Op de periode ná het dienstverband is niet artikel 5, maar artikel 10 van de vaststellingsovereenkomst van toepassing. Daarin staat dat appellant in aanmerking komt voor boven- en na-wettelijke uitkeringen zoals die thans gelden conform artikel B.13 van de CAP. Volgens de op deze bepaling gebaseerde regelgeving eindigt de aanvullende uitkering bij het einde van de WW-uitkering en eindigt de na-wettelijke uitkering bij het bereiken van de AOW-gerechtigde leeftijd. Dat was ten tijde van het afsluiten van de vaststellingsovereenkomst niet anders, zodat ook het woordje “thans” in artikel 10 van de vaststellingsovereenkomst geen reden geeft om het college gehouden te achten tot enige vorm van compensatie.
4.3.
Appellant heeft zich ten slotte beroepen op een aantal voorbeeldberekeningen die door het college zijn gemaakt in het onderhandelingsproces dat tot de vaststellingsovereenkomst heeft geleid. Daarin is, zo heeft appellant aangevoerd, rekening gehouden met het bereiken van de AOW-gerechtigde leeftijd op 1 juli 2021. Ook dit kan appellant niet baten. Zoals het college heeft benadrukt, bevatten de berekeningen allemaal een uitdrukkelijke disclaimer, waarin staat dat de getoonde bedragen kunnen veranderen als gevolg van, onder meer, wijzigingen in de AOW-sfeer, dat de getoonde netto bedragen zijn gebaseerd op de huidige regelgeving en actuele tabellen, en dat aan de berekeningen geen rechten kunnen worden ontleend.
4.4.
Het hoger beroep slaagt niet. De aangevallen uitspraak moet worden bevestigd.
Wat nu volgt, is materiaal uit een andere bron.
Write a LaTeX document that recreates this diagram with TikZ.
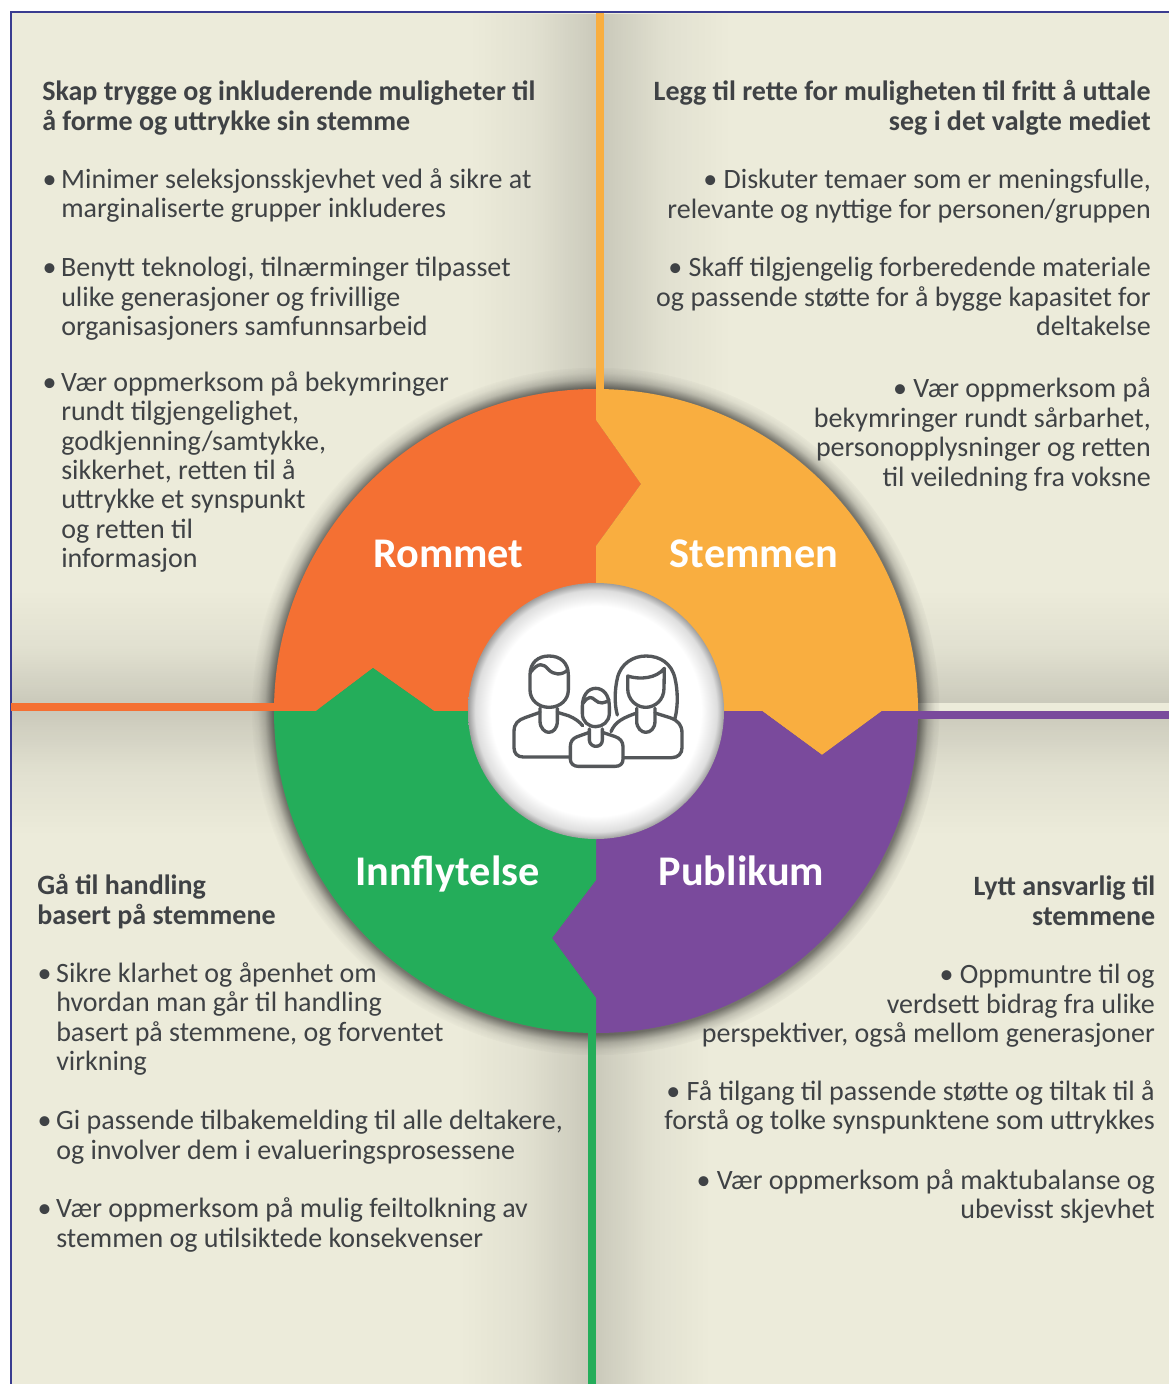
\documentclass[tikz,border=0pt]{standalone}
\usepackage{fontspec}
\setmainfont{Carlito}
\usetikzlibrary{fadings}
\definecolor{paper}{HTML}{ECEBDA}
\definecolor{frameblue}{HTML}{3A3C90}
\definecolor{wheelorange}{HTML}{F47033}
\definecolor{wheelyellow}{HTML}{F9AE40}
\definecolor{wheelgreen}{HTML}{24AD5A}
\definecolor{wheelpurple}{HTML}{7A4A9C}
\definecolor{bodytext}{HTML}{3F4245}
\definecolor{icongray}{HTML}{54575A}
\pgfdeclareradialshading{hubshade}{\pgfpoint{0bp}{0bp}}{color(0bp)=(white); color(20.5bp)=(white); color(23.6bp)=(black!13); color(25bp)=(black!38); color(50bp)=(black!38)}
\pgfdeclareradialshading{halofade}{\pgfpoint{0bp}{0bp}}{color(0bp)=(white); color(23.4bp)=(white); color(24bp)=(black!62); color(24.5bp)=(black!88); color(25bp)=(black); color(50bp)=(black)}
\pgfdeclarefading{halofading}{\pgfuseshading{halofade}}
\pgfdeclarehorizontalshading{rampoutright}{100bp}{color(0bp)=(white); color(25bp)=(white); color(50bp)=(black!70); color(75bp)=(black); color(100bp)=(black)}
\pgfdeclarehorizontalshading{rampoutleft}{100bp}{color(0bp)=(black); color(25bp)=(black); color(50bp)=(black!70); color(75bp)=(white); color(100bp)=(white)}
\pgfdeclareverticalshading{rampoutup}{100bp}{color(0bp)=(white); color(25bp)=(white); color(50bp)=(black!70); color(75bp)=(black); color(100bp)=(black)}
\pgfdeclareverticalshading{rampoutdown}{100bp}{color(0bp)=(black); color(25bp)=(black); color(50bp)=(black!70); color(75bp)=(white); color(100bp)=(white)}
\pgfdeclarefading{fadeoutright}{\pgfuseshading{rampoutright}}
\pgfdeclarefading{fadeoutleft}{\pgfuseshading{rampoutleft}}
\pgfdeclarefading{fadeoutup}{\pgfuseshading{rampoutup}}
\pgfdeclarefading{fadeoutdown}{\pgfuseshading{rampoutdown}}
\tikzset{
  lefttext/.style={anchor=north west,align=left,inner sep=0pt,text=bodytext,font=\fontsize{21}{22.1}\selectfont},
  righttext/.style={anchor=north east,align=right,inner sep=0pt,text=bodytext,font=\fontsize{21}{22.1}\selectfont},
  leftheadtext/.style={lefttext,font=\fontsize{21}{22.1}\selectfont\bfseries},
  rightheadtext/.style={righttext,font=\fontsize{21}{22.1}\selectfont\bfseries},
  wheellabel/.style={text=white,inner sep=0pt,font=\fontsize{31.7}{33}\selectfont\bfseries},
  bandshadow/.style={fill=black,fill opacity=0.14},
  iconline/.style={draw=icongray,line width=2.5pt,line join=round,line cap=round}
}
\newcommand{\hb}{\llap{•\hspace{3.5pt}}}
\begin{document}
\begin{tikzpicture}[x=0.75pt,y=-0.75pt]
\useasboundingbox (0,0) rectangle (1169,1384);
\fill[white] (0,0) rectangle (1169,1384);
\fill[paper] (10,12) rectangle (1169,1384);
% soft bands
\fill[bandshadow,path fading=fadeoutleft] (470,13) rectangle (596,711);
\fill[bandshadow,path fading=fadeoutright] (604,13) rectangle (730,711);
\fill[bandshadow,path fading=fadeoutleft] (460,711) rectangle (588,1384);
\fill[bandshadow,path fading=fadeoutright] (596,711) rectangle (710,1384);
\fill[bandshadow,path fading=fadeoutup] (12,590) rectangle (1169,703);
\fill[bandshadow,path fading=fadeoutdown] (12,711) rectangle (1169,835);
% halo
\fill[black,fill opacity=0.5,path fading=halofading] (596,711) circle [radius=344];
% frame
\draw[frameblue,line width=1.5pt] (10.5,1384) -- (10.5,12.5) -- (1169,12.5);
% arms
\fill[wheelyellow] (596,13) rectangle (604,420);
\fill[wheelorange] (11,703) rectangle (320,711);
\fill[wheelpurple] (880,711) rectangle (1169,719);
\fill[wheelgreen] (588,1000) rectangle (596,1384);
% wheel
\begin{scope}
\clip (596,711) circle [radius=322];
\fill[wheelorange] (596,300) -- (596,420) -- (641,484) -- (596,546) -- (596,711) -- (434,711) -- (373,668) -- (316,711) -- (200,711) -- (200,300) -- cycle;
\fill[wheelyellow] (596,300) -- (1000,300) -- (1000,711) -- (882,711) -- (822,755) -- (762,711) -- (596,711) -- (596,546) -- (641,484) -- (596,420) -- cycle;
\fill[wheelpurple] (1000,711) -- (1000,1100) -- (596,1100) -- (596,998) -- (552,938) -- (596,880) -- (596,711) -- (762,711) -- (822,755) -- (882,711) -- cycle;
\fill[wheelgreen] (596,1100) -- (200,1100) -- (200,711) -- (316,711) -- (373,668) -- (434,711) -- (596,711) -- (596,880) -- (552,938) -- (596,998) -- cycle;
\end{scope}
% hub
\shade[shading=hubshade] (596,711) circle [radius=128];
% icon
\begin{scope}[shift={(460,575)},x=0.25pt,y=-0.25pt]
% man
\draw[iconline] (210,345) -- (210,300) .. controls (210,262) and (235,243) .. (267,243) .. controls (300,243) and (325,262) .. (325,300) -- (325,345) .. controls (325,375) and (300,397) .. (267,397) .. controls (235,397) and (210,375) .. (210,345) -- cycle;
\draw[iconline] (213,290) .. controls (235,262) and (250,265) .. (265,283) .. controls (280,300) and (305,302) .. (323,285);
\draw[iconline] (328,546) -- (190,546) .. controls (172,546) and (162,535) .. (162,518) -- (162,470) .. controls (162,445) and (175,435) .. (195,428) -- (240,412);
\draw[iconline] (292,412) -- (325,422) .. controls (345,430) and (358,440) .. (368,452);
\draw[iconline] (240,400) -- (240,438) .. controls (240,460) and (255,472) .. (266,472) .. controls (280,472) and (292,460) .. (292,438) -- (292,400);
% woman
\draw[iconline] (472,420) .. controls (462,385) and (465,340) .. (472,310) .. controls (482,265) and (520,243) .. (558,243) .. controls (600,243) and (635,265) .. (645,310) .. controls (653,345) and (655,390) .. (645,430);
\draw[iconline] (503,303) .. controls (540,315) and (590,310) .. (613,280) -- (612,340) .. controls (612,375) and (585,397) .. (557,397) .. controls (530,397) and (503,375) .. (503,340) -- cycle;
\draw[iconline] (453,470) .. controls (465,440) and (490,428) .. (530,414);
\draw[iconline] (585,414) -- (630,428) .. controls (655,437) and (666,450) .. (666,475) -- (666,518) .. controls (666,535) and (655,548) .. (635,548) -- (490,548);
\draw[iconline] (530,400) -- (530,438) .. controls (530,460) and (545,472) .. (557,472) .. controls (572,472) and (585,460) .. (585,438) -- (585,400);
% child
\draw[iconline] (367,395) .. controls (367,360) and (385,340) .. (407,340) .. controls (430,340) and (448,360) .. (448,395) -- (448,415) .. controls (448,440) and (428,455) .. (407,455) .. controls (385,455) and (367,440) .. (367,415) -- cycle;
\draw[iconline] (369,385) .. controls (385,362) and (395,365) .. (405,375) .. controls (418,388) and (435,385) .. (447,375);
\draw[iconline] (388,462) -- (388,495) .. controls (388,508) and (400,514) .. (407,514) .. controls (418,514) and (427,508) .. (427,495) -- (427,462);
\draw[iconline] (388,472) -- (352,485) .. controls (338,490) and (331,500) .. (331,515) -- (331,553) .. controls (331,566) and (342,574) .. (354,574) -- (466,574) .. controls (480,574) and (489,566) .. (489,553) -- (489,515) .. controls (489,500) and (480,490) .. (466,485) -- (427,472);
\end{scope}
% wheel labels
\node[wheellabel] (rommet) at (448.5,554) {Rommet};
\node[wheellabel] (stemmen) at (754,554) {Stemmen};
\node[wheellabel] (innflytelse) at (447.5,874) {Innflytelse};
\node[wheellabel] (publikum) at (741.5,871) {Publikum};
% top left
\node[leftheadtext] (tlh) at (42,81) {Skap trygge og inkluderende muligheter til\\å forme og uttrykke sin stemme};
\node[lefttext] (tla) at (61,168) {\hb Minimer seleksjonsskjevhet ved å sikre at\\marginaliserte grupper inkluderes};
\node[lefttext] (tlb) at (61,257) {\hb Benytt teknologi, tilnærminger tilpasset\\ulike generasjoner og frivillige\\organisasjoners samfunnsarbeid};
\node[lefttext] (tlc) at (61,371) {\hb Vær oppmerksom på bekymringer\\rundt tilgjengelighet,\\godkjenning/samtykke,\\sikkerhet, retten til å\\uttrykke et synspunkt\\og retten til\\informasjon};
% top right
\node[rightheadtext] (trh) at (1151,80) {Legg til rette for muligheten til fritt å uttale\\seg i det valgte mediet};
\node[righttext] (tra) at (1151,169) {• Diskuter temaer som er meningsfulle,\\relevante og nyttige for personen/gruppen};
\node[righttext] (trb) at (1151,257) {• Skaff tilgjengelig forberedende materiale\\og passende støtte for å bygge kapasitet for\\deltakelse};
\node[righttext] (trc) at (1151,377.5) {• Vær oppmerksom på\\bekymringer rundt sårbarhet,\\personopplysninger og retten\\til veiledning fra voksne};
% bottom left
\node[leftheadtext] (blh) at (37,874) {Gå til handling\\basert på stemmene};
\node[lefttext] (bla) at (56,962) {\hb Sikre klarhet og åpenhet om\\hvordan man går til handling\\basert på stemmene, og forventet\\virkning};
\node[lefttext] (blb) at (56,1110) {\hb Gi passende tilbakemelding til alle deltakere,\\og involver dem i evalueringsprosessene};
\node[lefttext] (blc) at (56,1197.5) {\hb Vær oppmerksom på mulig feiltolkning av\\stemmen og utilsiktede konsekvenser};
% bottom right
\node[rightheadtext] (brh) at (1155.5,876) {Lytt ansvarlig til\\stemmene};
\node[righttext] (bra) at (1155,964) {• Oppmuntre til og\\verdsett bidrag fra ulike\\perspektiver, også mellom generasjoner};
\node[righttext] (brb) at (1155,1080) {• Få tilgang til passende støtte og tiltak til å\\forstå og tolke synspunktene som uttrykkes};
\node[righttext] (brc) at (1155,1169) {• Vær oppmerksom på maktubalanse og\\ubevisst skjevhet};
\end{tikzpicture}
\end{document}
5. Voor een proceskostenveroordeling bestaat geen aanleiding.

BESLISSING

De Centrale Raad van Beroep bevestigt de aangevallen uitspraak.
Deze uitspraak is gedaan door B.J. van de Griend als voorzitter en J.J.T. van den Corput en J.C.F. Talman als leden, in tegenwoordigheid van R. van Doorn als griffier. De beslissing is uitgesproken in het openbaar op 23 februari 2023.